El primer resultado fue la pérdida de conexión con las generaciones jóvenes que se autonomizaron con razón a partir de 2011. Y luego con el resto de su mundo social de origen. Algo similar ocurrió con la cultura socialcristiana, nacida de la reivindicación de la promoción popular, la reforma agraria y la chilenización del cobre. Las llamadas fuerzas progresistas, como en otras partes, terminaron descompuestas por el largo acomodo a un poder burocrático subordinado al poder económico, o en todo caso sin voluntad suficiente de cuestionar su hegemonía.

El socialismo debiera haber constatado que ya no tenía nada que hacer en una coalición que terminó siendo el soporte político de una semi-democracia dominada por un capitalismo hiperconcentrado y gobiernos amarrados a políticas sociales débiles y a la carencia de regulaciones sólidas de los mercados y sus efectos sociales y ambientales negativos. No tenía sentido que el socialismo permaneciera instalado en concesiones y acomodos con el control oligopólico de la banca, la distribución y muchas actividades productivas, incluidas  la industria, la pesca y la agricultura de exportación; la entrega a capitales privados y a transnacionales de la minería nacionalizada en 1971; la persistencia de la privatización del agua y de los servicios básicos; la privatización de la educación y de una parte la atención de salud; la mantención de las pensiones en manos de las AFP y la persistencia de relaciones laborales asimétricas y precarias favorables al capital concentrado. El mérito de una coalición amplia que sirvió para terminar con la dictadura, no se extendió ni a la voluntad de terminar con los amarres institucionales antidemocráticos ni a establecer una economía regulada, sostenible y con derechos sociales efectivos. Para evitar la completa desnaturalización de su proyecto histórico, el socialismo debió haber reinstalado en la izquierda hace mucho tiempo su ubicación en el espectro político, lo que suponía redefinir su relación con el centro y dejar de hacer concesiones programáticas en nombre del realismo político. No lo hizo, por lo que la rebelión de 2019 también se produjo en parte contra los abandonos de la izquierda histórica.

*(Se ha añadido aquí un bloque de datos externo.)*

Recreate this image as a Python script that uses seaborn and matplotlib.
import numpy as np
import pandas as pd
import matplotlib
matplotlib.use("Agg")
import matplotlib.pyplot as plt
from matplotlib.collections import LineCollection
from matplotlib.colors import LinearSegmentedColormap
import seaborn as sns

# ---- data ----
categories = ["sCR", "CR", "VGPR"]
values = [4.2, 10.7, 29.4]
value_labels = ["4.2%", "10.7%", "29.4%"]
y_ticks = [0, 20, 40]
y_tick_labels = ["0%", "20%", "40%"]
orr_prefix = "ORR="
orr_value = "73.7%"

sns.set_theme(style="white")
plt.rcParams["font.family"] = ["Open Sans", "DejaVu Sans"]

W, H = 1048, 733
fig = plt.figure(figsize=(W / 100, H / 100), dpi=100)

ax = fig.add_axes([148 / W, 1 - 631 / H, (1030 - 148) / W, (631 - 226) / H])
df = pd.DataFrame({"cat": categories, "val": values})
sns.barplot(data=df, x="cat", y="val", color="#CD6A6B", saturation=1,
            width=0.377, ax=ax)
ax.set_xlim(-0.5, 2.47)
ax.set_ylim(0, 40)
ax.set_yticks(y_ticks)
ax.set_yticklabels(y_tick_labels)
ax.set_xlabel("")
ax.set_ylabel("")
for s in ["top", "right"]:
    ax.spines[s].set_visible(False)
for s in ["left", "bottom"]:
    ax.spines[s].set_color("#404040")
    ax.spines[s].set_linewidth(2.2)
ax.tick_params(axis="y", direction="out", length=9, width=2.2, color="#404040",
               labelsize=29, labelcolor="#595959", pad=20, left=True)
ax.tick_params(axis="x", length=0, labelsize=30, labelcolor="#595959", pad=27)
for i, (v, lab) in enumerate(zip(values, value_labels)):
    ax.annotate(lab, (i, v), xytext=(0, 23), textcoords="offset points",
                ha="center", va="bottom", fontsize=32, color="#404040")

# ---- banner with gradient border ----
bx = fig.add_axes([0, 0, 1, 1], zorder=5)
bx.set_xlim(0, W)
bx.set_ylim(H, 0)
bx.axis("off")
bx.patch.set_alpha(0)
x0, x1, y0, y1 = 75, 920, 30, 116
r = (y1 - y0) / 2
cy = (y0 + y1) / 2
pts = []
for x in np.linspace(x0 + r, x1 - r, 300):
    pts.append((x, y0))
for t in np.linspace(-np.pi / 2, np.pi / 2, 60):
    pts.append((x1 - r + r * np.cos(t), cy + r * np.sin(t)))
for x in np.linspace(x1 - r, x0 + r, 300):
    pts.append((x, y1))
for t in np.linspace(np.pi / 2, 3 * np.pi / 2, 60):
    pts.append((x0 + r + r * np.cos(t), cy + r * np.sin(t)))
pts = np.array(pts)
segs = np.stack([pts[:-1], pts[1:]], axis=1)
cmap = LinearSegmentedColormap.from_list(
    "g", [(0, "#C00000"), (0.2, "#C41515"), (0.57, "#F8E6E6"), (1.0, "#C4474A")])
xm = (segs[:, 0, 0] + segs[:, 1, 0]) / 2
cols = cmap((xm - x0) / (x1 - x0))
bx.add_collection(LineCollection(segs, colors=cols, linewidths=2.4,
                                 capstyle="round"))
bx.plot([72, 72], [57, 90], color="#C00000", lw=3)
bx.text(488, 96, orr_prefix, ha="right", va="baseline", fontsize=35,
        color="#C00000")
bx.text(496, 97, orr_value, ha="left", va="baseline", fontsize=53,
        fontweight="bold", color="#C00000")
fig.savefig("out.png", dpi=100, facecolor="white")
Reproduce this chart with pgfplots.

Pero esa rebelión ha sido fecunda en sus efectos, aunque ha pagado altos costos represivos. Ha sido el punto de partida de la reconstrucción por etapas de un bloque de izquierda plural, capaz de llegar al gobierno en marzo próximo para sostener un proyecto de transformación social, cuya vigencia es evidente frente a la magnitud de las desigualdades y los abusos, del dominio patriarcal y de la depredación de la naturaleza. Y que, además, deberá hacerse cargo de los desastres de la gestión de Piñera en materia económica, social y sanitaria. Y sobre todo ha sido el punto de partida de un proceso constituyente único en la historia de Chile, cuya fuerza y profundidad es irreversible y dará lugar a la construcción, salvo errores graves en el camino, de una institucionalidad democrática basada en la soberanía popular, la que tendrá la potencialidad de dejar atrás el dominio oligárquico sobre la sociedad.